Corona-Boom vorbei, Gegenwind im Geschäft mit Halbleitermaterialien für Elektrogeräte: Nach einem deutlichen Gewinnrückgang 2023 setzt der Darmstädter Pharma- und Spezialchemiekonzern Merck auf die Wende in diesem Jahr. Das Dax-Unternehmen fokussiere sich auf die „schrittweise Rückkehr zu Wachstum im Laufe des Geschäftsjahrs 2024“, sagte Vorstandschefin Belen Garijo bei der Bilanzvorlage am Donnerstag.
2023 bezeichnete sie als Übergangsjahr: Merck kämpfte mit einem Nachfrageeinbruch im Laborgeschäft, das in der Corona-Pandemie noch dank großer Nachfrage von Impfstoffherstellern floriert hatte. Zuletzt aber bauten viele Kunden in der Pandemie aufgestockte Lager ab. Die Corona-bedingten Umsätze fielen von rund 800 Millionen Euro 2022 auf 250 Millionen Euro im vergangenen Jahr.
Daneben schwächelte auch die Elektroniksparte länger als gedacht, dort stellt der Konzern unter anderem Halbleitermaterialien für elektronische Geräte und Flüssigkristalle her - hier wirkt sich ein Abschwung in der Elektronikindustrie aus. Zudem leidet Merck bei Flüssigkristallen etwa für Smartphone- und TV-Bildschirme schon länger unter harter Konkurrenz aus Asien.
Einzig die Pharmasparte legte 2023 zu, weil sich Kassenschlager gegen Krebs und Multiple Sklerose gut verkauften. Wichtige Hoffnungsträger floppten zuletzt aber. So wurde die Entwicklung des Mittels Evobrutinib gegen Multiple Sklerose, von dem sich einen Merck Milliarden-Umsatz erhofft hatte, gestoppt.
Insgesamt fiel der Umsatz 2023 gemessen am Vorjahr um fast sechs Prozent auf knapp 21 Milliarden Euro. Das bereinigte operative Ergebnis sank gar um gut 14 Prozent auf knapp 5,9 Milliarden Euro. Damit traf Merck seine zuvor gesenkten Prognosen.
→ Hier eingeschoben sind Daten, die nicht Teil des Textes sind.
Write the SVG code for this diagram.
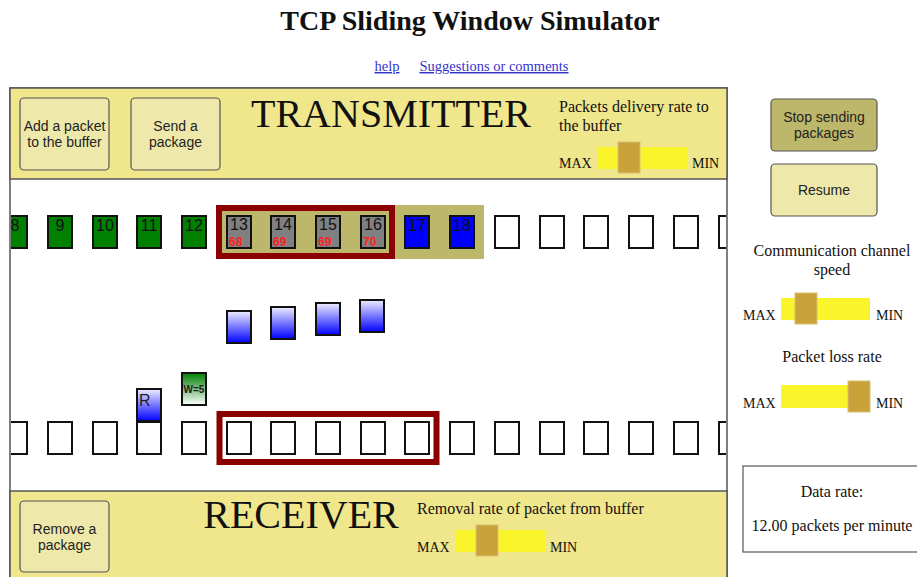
<svg xmlns="http://www.w3.org/2000/svg" width="917" height="577" viewBox="0 0 917 577">
<style>
.serif{font-family:"Liberation Serif","Times New Roman",serif;fill:#111}
.sans{font-family:"Liberation Sans",Arial,sans-serif;fill:#222}
.btn{fill:#eee8aa;stroke:#555;stroke-width:1.2}
.btn2{fill:#bdb76b;stroke:#555;stroke-width:1.2}
.bar{fill:#f9f52a}
.thumb{fill:#c9a23a;stroke:#d8c070;stroke-width:1}
.box{stroke:#111;stroke-width:2}
.empty{fill:#fff}
.green{fill:#008000}
.gray{fill:#808080}
.blue{fill:#0000ff}
.num{font-family:"Liberation Sans",Arial,sans-serif;font-size:16px;fill:#111;text-anchor:middle}
.seq{font-family:"Liberation Sans",Arial,sans-serif;font-size:12px;font-weight:bold;fill:#ff2020}
.win{fill:none;stroke:#8b0000;stroke-width:6}
.panel{fill:#f0e68c;stroke:#555;stroke-width:1.5}
</style>
<defs>
<linearGradient id="gBlue" x1="0" y1="0" x2="0" y2="1"><stop offset="0" stop-color="#eeeeff"/><stop offset="1" stop-color="#0000ff"/></linearGradient>
<linearGradient id="gGreen" x1="0" y1="0" x2="0" y2="1"><stop offset="0" stop-color="#008000"/><stop offset="1" stop-color="#ffffff"/></linearGradient>
<clipPath id="clipMain"><rect x="11" y="179" width="715" height="312"/></clipPath>
</defs>
<rect width="917" height="577" fill="#fff"/>
<g id="title">
<text class="serif" x="470" y="30" font-size="28" font-weight="bold" text-anchor="middle">TCP Sliding Window Simulator</text>
<text x="387" y="71" font-size="14.5" font-family="Liberation Serif,serif" fill="#3333cc" text-anchor="middle" text-decoration="underline">help</text>
<text x="494" y="71" font-size="14.5" font-family="Liberation Serif,serif" fill="#3333cc" text-anchor="middle" text-decoration="underline">Suggestions or comments</text>
</g>
<g id="frame">
<rect x="10" y="88" width="717" height="500" fill="#fff" stroke="#555" stroke-width="1.5"/>
</g>
<g id="transmitter">
<rect class="panel" x="10" y="88" width="717" height="91"/>
<g id="btn-add"><rect class="btn" x="20" y="98" width="89" height="72" rx="4"/>
<text class="sans" x="64.5" y="131" font-size="14" text-anchor="middle">Add a packet</text>
<text class="sans" x="64.5" y="147" font-size="14" text-anchor="middle">to the buffer</text></g>
<g id="btn-send"><rect class="btn" x="131" y="98" width="89" height="72" rx="4"/>
<text class="sans" x="175.5" y="131" font-size="14" text-anchor="middle">Send a</text>
<text class="sans" x="175.5" y="147" font-size="14" text-anchor="middle">package</text></g>
<text class="serif" x="391" y="127" font-size="40" text-anchor="middle">TRANSMITTER</text>
<text class="serif" x="559" y="112" font-size="16">Packets delivery rate to</text>
<text class="serif" x="559" y="131" font-size="16">the buffer</text>
<text class="serif" x="559" y="168" font-size="14">MAX</text>
<rect class="bar" x="598" y="147" width="89" height="22"/>
<rect class="thumb" x="618" y="142" width="22" height="31"/>
<text class="serif" x="692" y="168" font-size="14">MIN</text>
</g>
<g id="receiver">
<rect class="panel" x="10" y="491" width="717" height="100"/>
<g id="btn-remove"><rect class="btn" x="20" y="501" width="89" height="71" rx="4"/>
<text class="sans" x="64.5" y="534" font-size="14" text-anchor="middle">Remove a</text>
<text class="sans" x="64.5" y="550" font-size="14" text-anchor="middle">package</text></g>
<text class="serif" x="301" y="528" font-size="40" text-anchor="middle">RECEIVER</text>
<text class="serif" x="417" y="514" font-size="16">Removal rate of packet from buffer</text>
<text class="serif" x="417" y="552" font-size="14">MAX</text>
<rect class="bar" x="456" y="530" width="89" height="22"/>
<rect class="thumb" x="476" y="525" width="22" height="31"/>
<text class="serif" x="550" y="552" font-size="14">MIN</text>
</g>
<g id="sender-buffer" clip-path="url(#clipMain)">
<rect x="216" y="205" width="268" height="54" fill="#bdb76b"/>
<rect class="win" x="219" y="208" width="173" height="48"/>
<g id="p8"><rect class="box green" x="3" y="216" width="24" height="32"/><text class="num" x="15" y="231">8</text></g>
<g id="p9"><rect class="box green" x="48" y="216" width="24" height="32"/><text class="num" x="60" y="231">9</text></g>
<g id="p10"><rect class="box green" x="93" y="216" width="24" height="32"/><text class="num" x="105" y="231">10</text></g>
<g id="p11"><rect class="box green" x="137" y="216" width="24" height="32"/><text class="num" x="149" y="231">11</text></g>
<g id="p12"><rect class="box green" x="182" y="216" width="24" height="32"/><text class="num" x="194" y="231">12</text></g>
<g id="p13"><rect class="box gray" x="227" y="216" width="24" height="32"/><text class="num" x="239" y="230">13</text><text class="seq" x="229" y="246">68</text></g>
<g id="p14"><rect class="box gray" x="271" y="216" width="24" height="32"/><text class="num" x="283" y="230">14</text><text class="seq" x="273" y="246">69</text></g>
<g id="p15"><rect class="box gray" x="316" y="216" width="24" height="32"/><text class="num" x="328" y="230">15</text><text class="seq" x="318" y="246">69</text></g>
<g id="p16"><rect class="box gray" x="361" y="216" width="24" height="32"/><text class="num" x="373" y="230">16</text><text class="seq" x="363" y="246">70</text></g>
<g id="p17"><rect class="box blue" x="405" y="216" width="24" height="32"/><text class="num" x="417" y="231">17</text></g>
<g id="p18"><rect class="box blue" x="450" y="216" width="24" height="32"/><text class="num" x="462" y="231">18</text></g>
<g id="s19"><rect class="box empty" x="495" y="216" width="24" height="32"/></g>
<g id="s20"><rect class="box empty" x="540" y="216" width="24" height="32"/></g>
<g id="s21"><rect class="box empty" x="584" y="216" width="24" height="32"/></g>
<g id="s22"><rect class="box empty" x="629" y="216" width="24" height="32"/></g>
<g id="s23"><rect class="box empty" x="674" y="216" width="24" height="32"/></g>
<g id="s24"><rect class="box empty" x="719" y="216" width="24" height="32"/></g>
</g>
<g id="receiver-buffer" clip-path="url(#clipMain)">
<rect class="win" x="219.5" y="414" width="217" height="48"/>
<rect class="box empty" x="3" y="422" width="24" height="32"/>
<rect class="box empty" x="48" y="422" width="24" height="32"/>
<rect class="box empty" x="93" y="422" width="24" height="32"/>
<rect class="box empty" x="137" y="422" width="24" height="32"/>
<rect class="box empty" x="182" y="422" width="24" height="32"/>
<rect class="box empty" x="227" y="422" width="24" height="32"/>
<rect class="box empty" x="271" y="422" width="24" height="32"/>
<rect class="box empty" x="316" y="422" width="24" height="32"/>
<rect class="box empty" x="361" y="422" width="24" height="32"/>
<rect class="box empty" x="405" y="422" width="24" height="32"/>
<rect class="box empty" x="450" y="422" width="24" height="32"/>
<rect class="box empty" x="495" y="422" width="24" height="32"/>
<rect class="box empty" x="540" y="422" width="24" height="32"/>
<rect class="box empty" x="584" y="422" width="24" height="32"/>
<rect class="box empty" x="629" y="422" width="24" height="32"/>
<rect class="box empty" x="674" y="422" width="24" height="32"/>
<rect class="box empty" x="719" y="422" width="24" height="32"/>
</g>
<g id="in-flight">
<rect class="box" fill="url(#gBlue)" x="227" y="311" width="24" height="32"/>
<rect class="box" fill="url(#gBlue)" x="271" y="307" width="24" height="32"/>
<rect class="box" fill="url(#gBlue)" x="316" y="303" width="24" height="32"/>
<rect class="box" fill="url(#gBlue)" x="360" y="300" width="24" height="32"/>
<g id="ack"><rect class="box" fill="url(#gGreen)" x="182" y="373" width="24" height="32"/>
<text class="sans" x="194" y="393" font-size="10" font-weight="bold" text-anchor="middle" fill="#222">W=5</text></g>
<g id="r-packet"><rect class="box" fill="url(#gBlue)" x="137" y="389" width="24" height="32"/>
<text class="sans" x="139" y="406" font-size="16">R</text></g>
</g>
<g id="controls">
<g id="btn-stop"><rect class="btn2" x="771" y="99" width="106" height="52" rx="4"/>
<text class="sans" x="824" y="122" font-size="14" text-anchor="middle">Stop sending</text>
<text class="sans" x="824" y="138" font-size="14" text-anchor="middle">packages</text></g>
<g id="btn-resume"><rect class="btn" x="771" y="164" width="106" height="52" rx="4"/>
<text class="sans" x="824" y="195" font-size="14" text-anchor="middle">Resume</text></g>
<text class="serif" x="832" y="256" font-size="16" text-anchor="middle">Communication channel</text>
<text class="serif" x="832" y="275" font-size="16" text-anchor="middle">speed</text>
<text class="serif" x="743" y="320" font-size="14">MAX</text>
<rect class="bar" x="781" y="298" width="89" height="22"/>
<rect class="thumb" x="795" y="293" width="22" height="31"/>
<text class="serif" x="876" y="320" font-size="14">MIN</text>
<text class="serif" x="832" y="362" font-size="16" text-anchor="middle">Packet loss rate</text>
<text class="serif" x="743" y="408" font-size="14">MAX</text>
<rect class="bar" x="781" y="385" width="89" height="23"/>
<rect class="thumb" x="848" y="381" width="22" height="31"/>
<text class="serif" x="876" y="408" font-size="14">MIN</text>
<g id="data-rate"><rect x="743" y="466" width="190" height="86" fill="#fff" stroke="#555" stroke-width="1.2"/>
<text class="serif" x="832" y="497" font-size="16" text-anchor="middle">Data rate:</text>
<text class="serif" x="832" y="531" font-size="16" text-anchor="middle">12.00 packets per minute</text></g>
</g>
</svg>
Unter dem Strich verdienten die Darmstädter rund 2,8 Milliarden Euro, gut 15 Prozent weniger als im Vorjahr.
Dieses Jahr soll es wieder aufwärts gehen: Der Umsatz und das um Sondereffekte bereinigte Ergebnis vor Steuern, Zinsen und Abschreibungen sollen aus eigener Kraft „leicht bis moderat“ steigen. Unter anderem setzt Merck darauf, dass die Aufträge im Laborgeschäft schrittweise wieder anziehen. Am Ziel von 25 Milliarden Euro Umsatz bis 2025 hält der Vorstand fest - das werde aber ein „Kampf“, sagte Finanzchefin Helene von Roeder.
Die raueren Zeiten bekommen die Merck-Beschäftigten zu spüren. So wurden 200 Stellen in der Pharmasparte gestrichen, rund 550 Jobs fallen in Zentralfunktionen wie IT, Einkauf, Personal und Recht bis Jahresende weg. Ein Sparpaket aus dem Herbst sieht zudem den Abbau von bis zu 230 Stellen in der Elektroniksparte vor.
Betriebsbedingte Kündigungen am Hauptsitz Darmstadt, wo Merck rund 12.500 der über 64.000 Mitarbeiter beschäftigt, sind per Beschäftigungsgarantie bis Ende 2025 ausgeschlossen. Garijo bekräftigte, weiter in das Stammwerk zu investieren. 2025 werde die Beschäftigung dort größer sein als vor der Corona-Pandemie.